Once you define London as “not ours, not British” you are effectively choosing the latter. Anyone making such a choice needs to understand how dangerous the consequences could be.
I grew up in Wigan. I am white, English and – for me – being working class coincided with a precise, limited set of cultural codes. My childhood brain was filled with racist stereotypes by TV stand-up comedy and the British film industry. Because that period coincided with a high-point of economic wellbeing for my town, I understand very well how nostalgia for prosperity and nostalgia for a white monoculture can feed off each other.
But I also understand there is no going back. Because the mythic monoculture never existed. London was a multi-ethnic city long before I was born. Soho was Italian, Greek, gay and Jewish even when my grandfather stood there on Archer Street, during the Depression, trying to get gigs as a dance band saxophonist.
And you only have to watch a British movie from that era – try Charles Laughton in St Martin’s Lane – to understand that the “otherness” of London was a cultural fact already buried deep in the social psyche of Britain. London’s diversity has been a celebrated part of the British identity for more than a century.
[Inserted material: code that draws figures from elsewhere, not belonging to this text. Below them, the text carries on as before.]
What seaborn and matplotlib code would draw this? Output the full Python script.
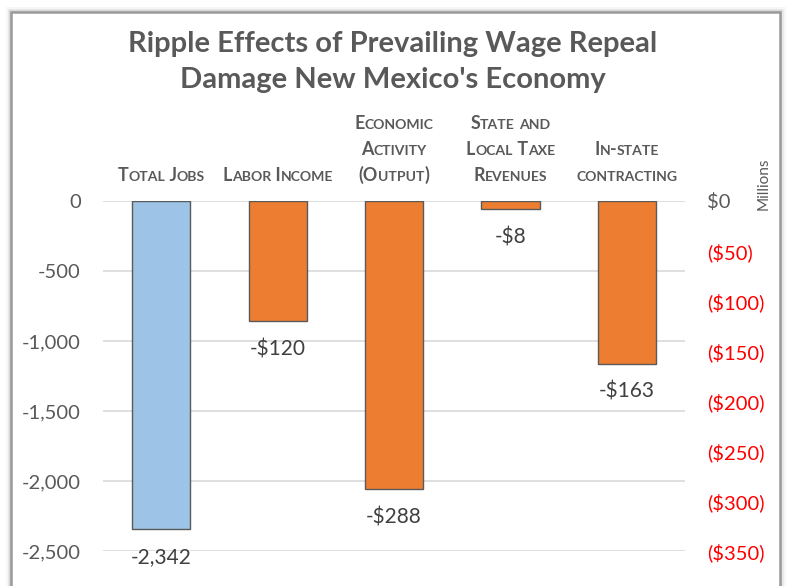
import numpy as np
import pandas as pd
import matplotlib
matplotlib.use("Agg")
import matplotlib.pyplot as plt
import seaborn as sns
from matplotlib.patches import Rectangle

# ---- data ----
categories = ["Total Jobs", "Labor Income", "Economic Activity (Output)",
              "State and Local Taxe Revenues", "In-state contracting"]
header_lines = [["Total Jobs"], ["Labor Income"],
                ["Economic", "Activity", "(Output)"],
                ["State and", "Local Taxe", "Revenues"],
                ["In-state", "contracting"]]
jobs_category = ["Total Jobs"]
jobs_values = [-2342]
dollar_categories = ["Labor Income", "Economic Activity (Output)",
                     "State and Local Taxe Revenues", "In-state contracting"]
dollar_values = [-120, -288, -8, -163]
jobs_ticks = [0, -500, -1000, -1500, -2000, -2500]
dollar_ticks = [0, -50, -100, -150, -200, -250, -300, -350]

title_lines = ["Ripple Effects of Prevailing Wage Repeal",
               "Damage New Mexico's Economy"]

sns.set_theme(style="white")
plt.rcParams["font.family"] = ["Lato", "DejaVu Sans"]

W, H = 788, 586
fig = plt.figure(figsize=(W / 100, H / 100), dpi=100)
fig.patch.set_facecolor("white")

GRAY = "#595959"
DARK = "#404040"

# ---- card frame with soft shadow ----
for off, a in [(8, 0.03), (5, 0.05), (3, 0.08)]:
    fig.patches.append(Rectangle((11 / W, -30 / H), 769 / W, 604 / H,
                                 transform=fig.transFigure, facecolor="none",
                                 edgecolor="black", alpha=a, linewidth=off,
                                 zorder=-10))
fig.patches.append(Rectangle((11 / W, -30 / H), 769 / W, 604 / H,
                             transform=fig.transFigure, facecolor="white",
                             edgecolor="#9a9a9a", linewidth=1.8, zorder=-5))

# ---- axes ----
left, right, top, bottom = 103, 685, 201, 551
ax1 = fig.add_axes([left / W, 1 - bottom / H, (right - left) / W, (bottom - top) / H])
ax1.patch.set_alpha(0)
ax2 = ax1.twinx()
ax2.patch.set_alpha(0)

jobs_df = pd.DataFrame({"category": jobs_category, "value": jobs_values})
dollar_df = pd.DataFrame({"category": dollar_categories, "value": dollar_values})

sns.barplot(data=jobs_df, x="category", y="value", order=categories, ax=ax1,
            color="#9DC3E6", saturation=1, width=0.5, errorbar=None,
            edgecolor="#5a5a5a", linewidth=1.0, zorder=3)
sns.barplot(data=dollar_df, x="category", y="value", order=categories, ax=ax2,
            color="#ED7D31", saturation=1, width=0.5, errorbar=None,
            edgecolor="#5a5a5a", linewidth=1.0, zorder=3)

for ax in (ax1, ax2):
    ax.set_xlim(-0.5, len(categories) - 0.5)
    ax.set_xlabel("")
    ax.set_ylabel("")
    ax.set_xticks([])
    for s in ax.spines.values():
        s.set_visible(False)

ax1.set_ylim(-2500, 0)
ax2.set_ylim(-350, 0)

ax1.set_yticks(jobs_ticks)
ax1.set_yticklabels([f"{v:,}" for v in jobs_ticks])
ax1.tick_params(axis="y", length=0, pad=16, labelsize=14.5, labelcolor=GRAY)
ax1.yaxis.grid(True, color="#d9d9d9", linewidth=1.2)
ax1.set_axisbelow(True)

ax2.set_yticks(dollar_ticks)
ax2.set_yticklabels(["$0" if v == 0 else f"(${abs(v)})" for v in dollar_ticks])
ax2.tick_params(axis="y", length=0, pad=16, labelsize=14.5)
for lab, v in zip(ax2.get_yticklabels(), dollar_ticks):
    lab.set_color(GRAY if v == 0 else "#ff0000")
ax2.grid(False)

# ---- value labels under each bar ----
for cat, v in zip(jobs_category, jobs_values):
    ax1.annotate(f"-{abs(v):,}", xy=(categories.index(cat), v), xytext=(0, -28),
                 textcoords="offset pixels", ha="center", va="center",
                 fontsize=15, color=DARK, annotation_clip=False)
for cat, v in zip(dollar_categories, dollar_values):
    ax2.annotate(f"-${abs(v)}", xy=(categories.index(cat), v), xytext=(0, -28),
                 textcoords="offset pixels", ha="center", va="center",
                 fontsize=15, color=DARK, annotation_clip=False)

fig.text(764 / W, 1 - 184 / H, "Millions", rotation=90, ha="center", va="center",
         fontsize=11, color=GRAY)

# ---- title ----
for i, line in enumerate(title_lines):
    fig.text(393 / W, 1 - (44 + 36 * i) / H, line, ha="center", va="center",
             fontsize=21, fontweight="bold", color=GRAY)

# ---- small-caps category headers ----
renderer = fig.canvas.get_renderer()
BIG, SMALL = 12.9, 10.1


def small_caps(xc, y_base, text):
    runs = []
    for ch in text:
        small = ch.islower()
        c = ch.upper()
        if runs and runs[-1][1] == small:
            runs[-1][0] += c
        else:
            runs.append([c, small])
    arts = []
    for s, small in runs:
        t = fig.text(0, 1 - y_base / H, s, ha="left", va="baseline",
                     fontsize=SMALL if small else BIG, fontweight="bold",
                     color=GRAY)
        arts.append(t)
    widths = [a.get_window_extent(renderer).width for a in arts]
    x = xc - sum(widths) / 2
    for a, w in zip(arts, widths):
        a.set_x(x / W)
        x += w


step = (right - left) / len(categories)
for i, lines in enumerate(header_lines):
    xc = left + step * (i + 0.5)
    n = len(lines)
    for k, line in enumerate(lines):
        small_caps(xc, 181 - 26 * (n - 1 - k), line)

fig.savefig("out.png", dpi=100)
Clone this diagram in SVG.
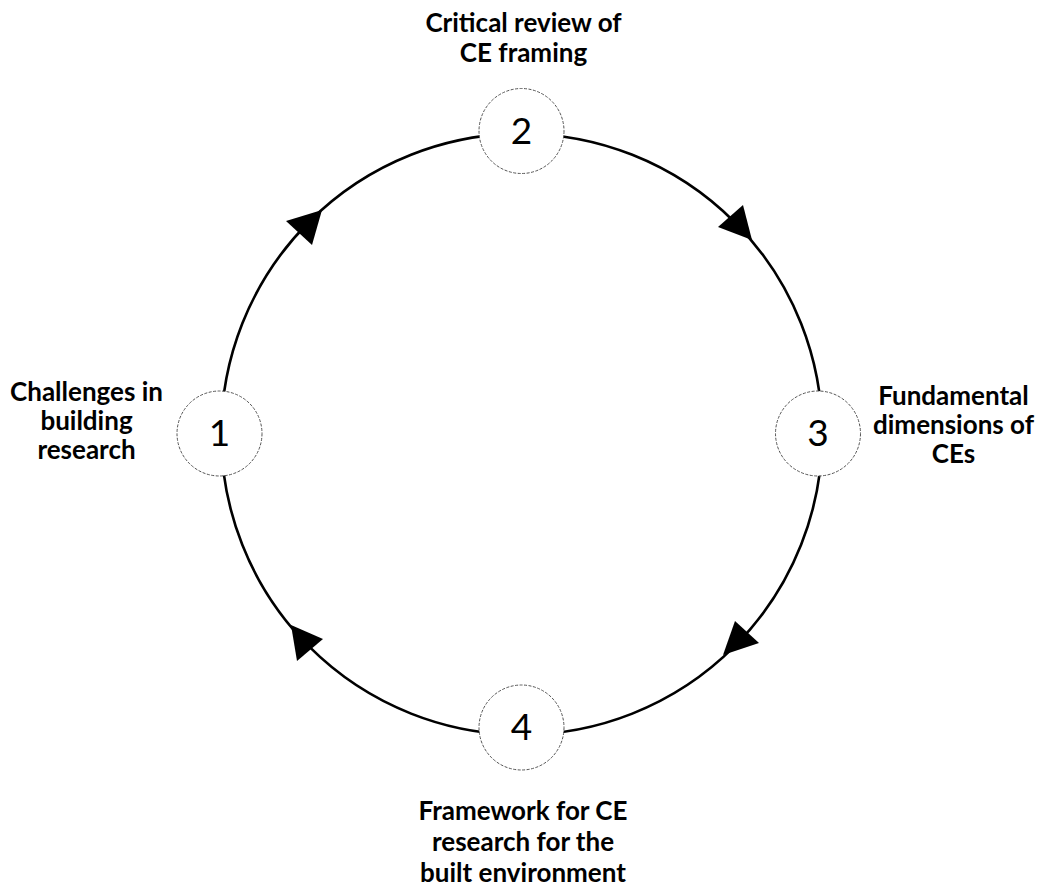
<svg xmlns="http://www.w3.org/2000/svg" width="1046" height="892" viewBox="0 0 1046 892">
  <style>
    .ring { fill: none; stroke: #000; stroke-width: 2.6; }
    .arrow { fill: #000; stroke: none; }
    .node { fill: #fff; stroke: #555; stroke-width: 1; stroke-dasharray: 3 1.5; }
    .num { font-family: Lato, "Liberation Sans", sans-serif; font-size: 37px; fill: #000; text-anchor: middle; }
    .label { font-family: Lato, "Liberation Sans", sans-serif; font-weight: bold; font-size: 26px; fill: #000; text-anchor: middle; }
  </style>
  <rect width="1046" height="892" fill="#fff"/>
  <g id="connectors">
    <path class="ring" d="M221.2,434.2 A300.5,300.5 0 0 1 521.7,133.7"/>
    <path class="ring" d="M521.7,133.7 A300.5,300.5 0 0 1 822.2,434.2"/>
    <path class="ring" d="M822.2,434.2 A300.5,300.5 0 0 1 521.7,734.7"/>
    <path class="ring" d="M521.7,734.7 A300.5,300.5 0 0 1 221.2,434.2"/>
    <polygon class="arrow" points="286,221 322,210 312,245"/>
    <polygon class="arrow" points="718,227 743,205 752,240"/>
    <polygon class="arrow" points="735,621 759,643 723,655"/>
    <polygon class="arrow" points="297,661 323,639 291,625"/>
  </g>
  <g id="node1">
    <circle class="node" cx="219.5" cy="433.5" r="42.5"/>
    <text class="num" x="219.5" y="446">1</text>
    <text class="label" x="86.5" y="401">Challenges in</text>
    <text class="label" x="86.5" y="430">building</text>
    <text class="label" x="86.5" y="459">research</text>
  </g>
  <g id="node2">
    <circle class="node" cx="521.5" cy="131" r="42.5"/>
    <text class="num" x="521.5" y="143.5">2</text>
    <text class="label" x="523.5" y="32">Critical review of</text>
    <text class="label" x="523.5" y="62">CE framing</text>
  </g>
  <g id="node3">
    <circle class="node" cx="818" cy="433.5" r="42.5"/>
    <text class="num" x="818" y="446">3</text>
    <text class="label" x="953.5" y="405">Fundamental</text>
    <text class="label" x="953.5" y="434">dimensions of</text>
    <text class="label" x="953.5" y="463">CEs</text>
  </g>
  <g id="node4">
    <circle class="node" cx="521.5" cy="727.5" r="42.5"/>
    <text class="num" x="521.5" y="740">4</text>
    <text class="label" x="523" y="820">Framework for CE</text>
    <text class="label" x="523" y="851">research for the</text>
    <text class="label" x="523" y="882">built environment</text>
  </g>
</svg>
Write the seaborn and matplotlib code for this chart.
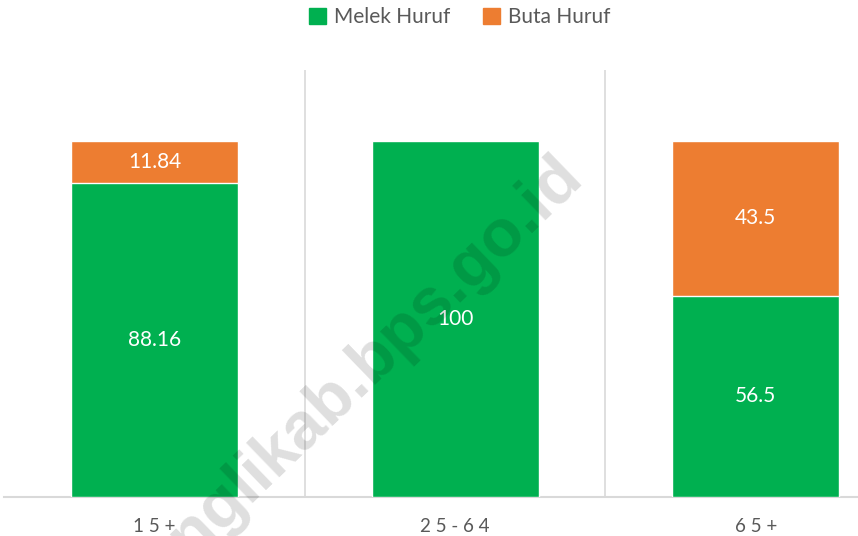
import matplotlib
matplotlib.use('Agg')
import matplotlib.pyplot as plt
import seaborn as sns
import pandas as pd
from matplotlib.patches import Patch

# ── data ─────────────────────────────────────────────
kelompok_umur = ['15+', '25-64', '65+']
melek_huruf   = [88.16, 100, 56.5]
buta_huruf    = [11.84, 0, 43.5]

GREEN  = '#00B050'
ORANGE = '#ED7D31'
GREY_T = '#595959'
LINE   = '#D9D9D9'

df = pd.DataFrame({'umur': kelompok_umur,
                   'melek': melek_huruf,
                   'buta': buta_huruf})
df['total'] = df['melek'] + df['buta']

sns.set_style('white')
plt.rcParams['font.family'] = ['Lato', 'DejaVu Sans']

fig = plt.figure(figsize=(8.58, 5.36), dpi=100)
ax = fig.add_axes([0.005, 0.0728, 0.995, 0.797])

# stacked bars: total (orange) underneath, melek (green) on top
sns.barplot(data=df, x='umur', y='total', color=ORANGE, saturation=1,
            width=0.556, ax=ax, zorder=2)
sns.barplot(data=df, x='umur', y='melek', color=GREEN, saturation=1,
            width=0.556, ax=ax, zorder=3)

ax.set_xlim(-0.5, 2.34)
ax.set_ylim(0, 120)

# category separators
for xs in [0.5, 1.5]:
    ax.axvline(xs, color=LINE, lw=1.2, zorder=1)

# value labels
for i, (m, b) in enumerate(zip(melek_huruf, buta_huruf)):
    ax.text(i, m / 2, f'{m:g}', ha='center', va='center',
            color='white', fontsize=15, zorder=5)
    if b > 0:
        ax.text(i, m + b / 2, f'{b:g}', ha='center', va='center',
                color='white', fontsize=15, zorder=5)

for s in ['top', 'right', 'left']:
    ax.spines[s].set_visible(False)
ax.spines['bottom'].set_color(LINE)
ax.spines['bottom'].set_linewidth(1.5)
ax.set_yticks([])
ax.set_xticks(range(len(kelompok_umur)))
ax.set_xticklabels([' '.join(k) for k in kelompok_umur],
                   fontsize=13.5, color=GREY_T)
ax.tick_params(axis='x', length=0, pad=15)
ax.set_xlabel('')
ax.set_ylabel('')

# legend
handles = [Patch(color=GREEN, label='Melek Huruf'),
           Patch(color=ORANGE, label='Buta Huruf')]
fig.legend(handles=handles, loc='center', bbox_to_anchor=(0.536, 0.968),
           ncol=2, frameon=False, fontsize=15, labelcolor=GREY_T,
           handlelength=0.8, handleheight=0.8, handletextpad=0.4,
           columnspacing=1.6)

# watermark
fig.text(0.419, 0.262, 'banglikab.bps.go.id', fontsize=48,
         fontweight='bold', family='Liberation Sans', color='black',
         alpha=0.13, rotation=44, rotation_mode='anchor',
         ha='center', va='baseline', zorder=10)

fig.savefig('out.png', dpi=100)
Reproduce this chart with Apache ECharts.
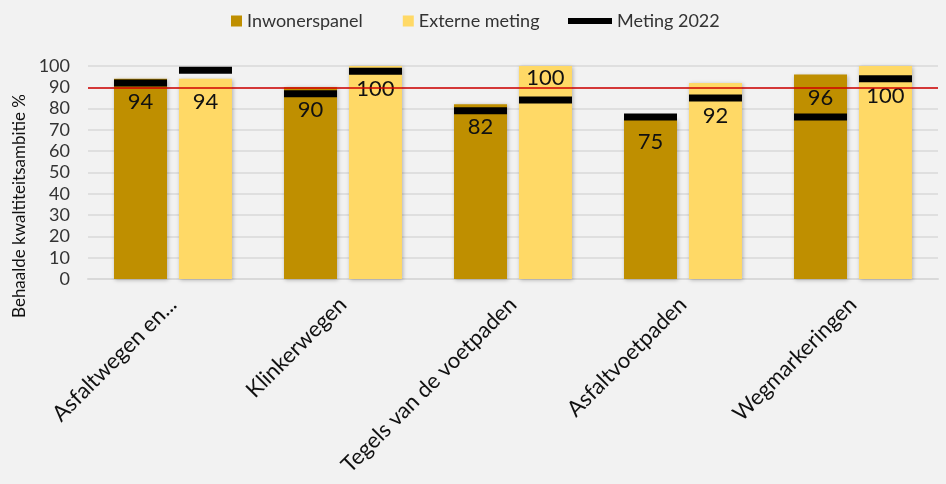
<!DOCTYPE html>
<html>
<head>
<meta charset="utf-8">
<script src="https://cdn.jsdelivr.net/npm/echarts@6/dist/echarts.min.js"></script>
<style>
html,body{margin:0;padding:0;background:#F2F2F2;}
#chart{width:946px;height:484px;}
</style>
</head>
<body>
<div id="chart"></div>
<script>
const categories = ['Asfaltwegen en...', 'Klinkerwegen', 'Tegels van de voetpaden', 'Asfaltvoetpaden', 'Wegmarkeringen'];
const inwonerspanel = [94, 90, 82, 75, 96];
const externeMeting = [94, 100, 100, 92, 100];
const meting2022Inwoners = [92, 87, 79, 76, 76];
const meting2022Extern = [98, 97.5, 84, 85, 94];
const ambitie = 90;
const yTicks = { min: 0, max: 100, interval: 10 };

const FONT = 'Lato';
const barCatGap = '30.6%';
const barGapPct = '22.6%';
const GRID = { left: 88, right: 8, top: 66, bottom: 205 };
const CHART_H = 484;
const MARKER_H = 7;
const LABEL_FS = 22;
const BASE_DIST = 12;

const pxPerUnit = (CHART_H - GRID.top - GRID.bottom) / (yTicks.max - yTicks.min);

// place each value label so it does not collide with its Meting 2022 marker
function labelDistance(value, marker) {
  const centre = (value - marker) * pxPerUnit;          // marker centre below bar top, px
  const mTop = centre - MARKER_H / 2, mBot = centre + MARKER_H / 2;
  const bandTop = BASE_DIST, bandBot = BASE_DIST + LABEL_FS;
  if (mBot < bandTop || mTop > bandBot) return BASE_DIST;
  if (mTop >= 24) return 1;                              // room above the marker
  return mBot + 3;                                       // push below the marker
}
function barData(values, markers) {
  return values.map((v, i) => ({
    value: v,
    label: { distance: labelDistance(v, markers[i]) }
  }));
}

const chart = echarts.init(document.getElementById('chart'), null, { renderer: 'canvas' });

const barShadow = { shadowBlur: 4, shadowColor: 'rgba(0,0,0,0.28)', shadowOffsetX: 1, shadowOffsetY: 1 };
const barLabel = {
  show: true, position: 'insideTop', distance: BASE_DIST,
  fontFamily: FONT, fontSize: LABEL_FS, color: '#111'
};
const markerCommon = {
  type: 'pictorialBar',
  name: 'Meting 2022',
  symbol: 'rect',
  symbolSize: ['100%', MARKER_H],
  symbolPosition: 'end',
  symbolOffset: [0, '-50%'],
  barCategoryGap: barCatGap,
  barGap: barGapPct,
  itemStyle: { color: '#000' },
  z: 5,
  silent: true
};

chart.setOption({
  backgroundColor: '#F2F2F2',
  animation: false,
  textStyle: { fontFamily: FONT },
  legend: [
    {
      left: 231, top: 12, padding: 0,
      itemWidth: 11, itemHeight: 11, itemGap: 40,
      icon: 'rect',
      data: ['Inwonerspanel', 'Externe meting'],
      textStyle: { fontFamily: FONT, fontSize: 18, color: '#333' }
    },
    {
      left: 568, top: 12, padding: 0,
      itemWidth: 44, itemHeight: 6,
      icon: 'rect',
      data: ['Meting 2022'],
      textStyle: { fontFamily: FONT, fontSize: 18, color: '#333' }
    }
  ],
  grid: { left: GRID.left, right: GRID.right, top: GRID.top, bottom: GRID.bottom, containLabel: false },
  xAxis: {
    type: 'category',
    data: categories,
    axisTick: { show: false },
    axisLine: { show: true, lineStyle: { color: '#D9D9D9', width: 2 } },
    axisLabel: {
      rotate: 45, margin: 22, interval: 0,
      fontFamily: FONT, fontSize: 22, color: '#111'
    }
  },
  yAxis: {
    type: 'value',
    min: yTicks.min, max: yTicks.max, interval: yTicks.interval,
    axisLine: { show: false },
    axisTick: { show: false },
    splitLine: { lineStyle: { color: '#D9D9D9', width: 1.5 } },
    axisLabel: { margin: 18, fontFamily: FONT, fontSize: 18, color: '#333' }
  },
  graphic: [{
    type: 'text',
    x: 20, y: 206,
    rotation: Math.PI / 2,
    style: {
      text: 'Behaalde kwaltiteitsambitie %',
      fontFamily: FONT, fontSize: 17, fontWeight: 'normal',
      fill: '#111', align: 'center', verticalAlign: 'middle'
    }
  }],
  series: [
    {
      type: 'bar', name: 'Inwonerspanel', data: barData(inwonerspanel, meting2022Inwoners),
      barCategoryGap: barCatGap, barGap: barGapPct,
      itemStyle: Object.assign({ color: '#BF8F00' }, barShadow),
      label: barLabel,
      markLine: {
        silent: true, symbol: 'none',
        label: { show: false },
        lineStyle: { color: '#D00000', width: 1.5, type: 'solid' },
        data: [{ yAxis: ambitie }]
      },
      z: 2
    },
    {
      type: 'bar', name: 'Externe meting', data: barData(externeMeting, meting2022Extern),
      barCategoryGap: barCatGap, barGap: barGapPct,
      itemStyle: Object.assign({ color: '#FFD966' }, barShadow),
      label: barLabel,
      z: 2
    },
    Object.assign({}, markerCommon, { data: meting2022Inwoners }),
    Object.assign({}, markerCommon, { data: meting2022Extern })
  ]
});
</script>
</body>
</html>
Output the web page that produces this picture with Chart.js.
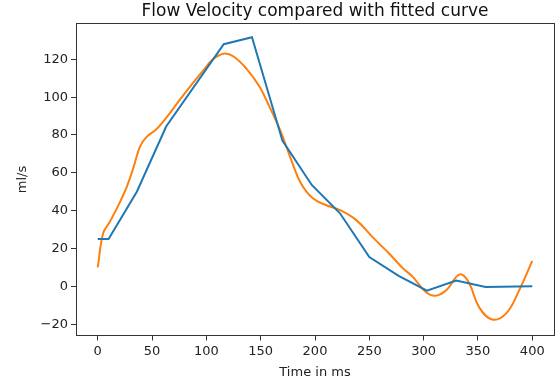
<!DOCTYPE html>
<html lang="en">
<head>
  <meta charset="UTF-8">
  <title>Flow Velocity compared with fitted curve</title>
  <script src="https://cdn.jsdelivr.net/npm/chart.js"></script>
  <style>
    html, body { margin: 0; padding: 0; background: #fff; }
    #wrap { width: 558px; height: 385px; }
  </style>
</head>
<body>
  <div id="wrap"><canvas id="grafico" width="558" height="385"></canvas></div>

  <script>
    // measured flow (blue)
    const flowTime = [0, 10, 36, 63, 116, 142, 170, 197, 223, 250, 277, 303, 330, 357, 400];
    const flowVel  = [25, 25, 50, 84.5, 128, 131.7, 77, 53.6, 38.6, 15.5, 5.5, -2.3, 3, -0.3, 0];

    // fitted curve (orange)
    const fitTime = [0, 5, 11, 20, 27, 33, 39, 45, 54, 63, 76, 87, 97, 106, 116, 125, 137, 149, 158, 168,
                     178, 187, 198, 210, 223, 238, 253, 268, 281, 290, 302, 311, 321, 330, 335, 342, 351, 363, 376, 388, 400];
    const fitVel  = [10, 28, 34, 44, 53, 63, 74, 79, 83, 89, 99, 107, 114, 120, 123, 121.5, 115, 105.5, 95, 82.5,
                     67, 54.5, 46.5, 43, 40.3, 35, 26, 17.5, 9.5, 5, -3, -5, -2, 5, 6.3, 1.6, -11, -17.5, -14.3, -2, 13.5];

    const xTicks = [0, 50, 100, 150, 200, 250, 300, 350, 400];
    const yTicks = [-20, 0, 20, 40, 60, 80, 100, 120];

    const toPoints = (xs, ys) => xs.map((x, i) => ({ x: x, y: ys[i] }));
    const minus = v => String(v).replace('-', '\u2212');

    // frame around the plot, like matplotlib spines
    const frame = {
      id: 'frame',
      afterDatasetsDraw(chart) {
        const a = chart.chartArea;
        const c = chart.ctx;
        c.save();
        c.strokeStyle = '#333';
        c.lineWidth = 1;
        c.strokeRect(Math.round(a.left) + 0.5, Math.round(a.top) + 0.5,
                     Math.round(a.right - a.left), Math.round(a.bottom - a.top));
        c.restore();
      }
    };

    const tickFont = { family: 'DejaVu Sans', size: 13 };

    const ctx = document.getElementById('grafico').getContext('2d');
    new Chart(ctx, {
      type: 'line',
      data: {
        datasets: [
          {
            label: 'flow',
            data: toPoints(flowTime, flowVel),
            borderColor: '#1f77b4',
            borderWidth: 2,
            pointRadius: 0,
            tension: 0,
            fill: false
          },
          {
            label: 'fit',
            data: toPoints(fitTime, fitVel),
            borderColor: '#ff7f0e',
            borderWidth: 2,
            pointRadius: 0,
            tension: 0.4,
            fill: false
          }
        ]
      },
      options: {
        responsive: false,
        animation: false,
        layout: { padding: { left: 0, right: 4, top: 0, bottom: 0 } },
        plugins: {
          legend: { display: false },
          tooltip: { enabled: false },
          title: {
            display: true,
            fullSize: false,
            text: 'Flow Velocity compared with fitted curve',
            color: '#111',
            font: { family: 'DejaVu Sans', size: 17, weight: 'normal', lineHeight: 1.2 },
            padding: { top: 1, bottom: 2 }
          }
        },
        scales: {
          x: {
            type: 'linear',
            min: -20,
            max: 420,
            afterBuildTicks: s => { s.ticks = xTicks.map(v => ({ value: v })); },
            afterFit: s => { s.height = 49.5; },
            grid: { display: true, drawOnChartArea: false, drawTicks: true, tickLength: 5, color: '#333' },
            border: { display: false },
            ticks: { color: '#222', font: tickFont, padding: 3, maxRotation: 0, callback: minus },
            title: { display: true, text: 'Time in ms', color: '#222', font: tickFont, padding: { top: 0, bottom: 5 } }
          },
          y: {
            type: 'linear',
            min: -26,
            max: 139,
            afterBuildTicks: s => { s.ticks = yTicks.map(v => ({ value: v })); },
            afterFit: s => { s.width = 76; },
            grid: { display: true, drawOnChartArea: false, drawTicks: true, tickLength: 5, color: '#333' },
            border: { display: false },
            ticks: { color: '#222', font: tickFont, padding: 3, callback: minus },
            title: { display: true, text: 'ml/s', color: '#222', font: tickFont, padding: { top: 15, bottom: 0 } }
          }
        }
      },
      plugins: [frame]
    });
  </script>
</body>
</html>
If you are tired of it, you are tired of modern life.
So let’s understand what right-wing populism is doing. For now, there are two competing narratives at work: nativism and outright racism. Suella Braverman wants to “stop the boats” in the name of a multi-ethnic British population; Britain First are picketing refugee hostels in the name of white supremacy. Reform UK skating along the razor’s edge between them.
When you hear a celebrity commentator, welcomed in TV studios across the land, saying London is “not ours anymore” you would be right to worry about where this is going to end.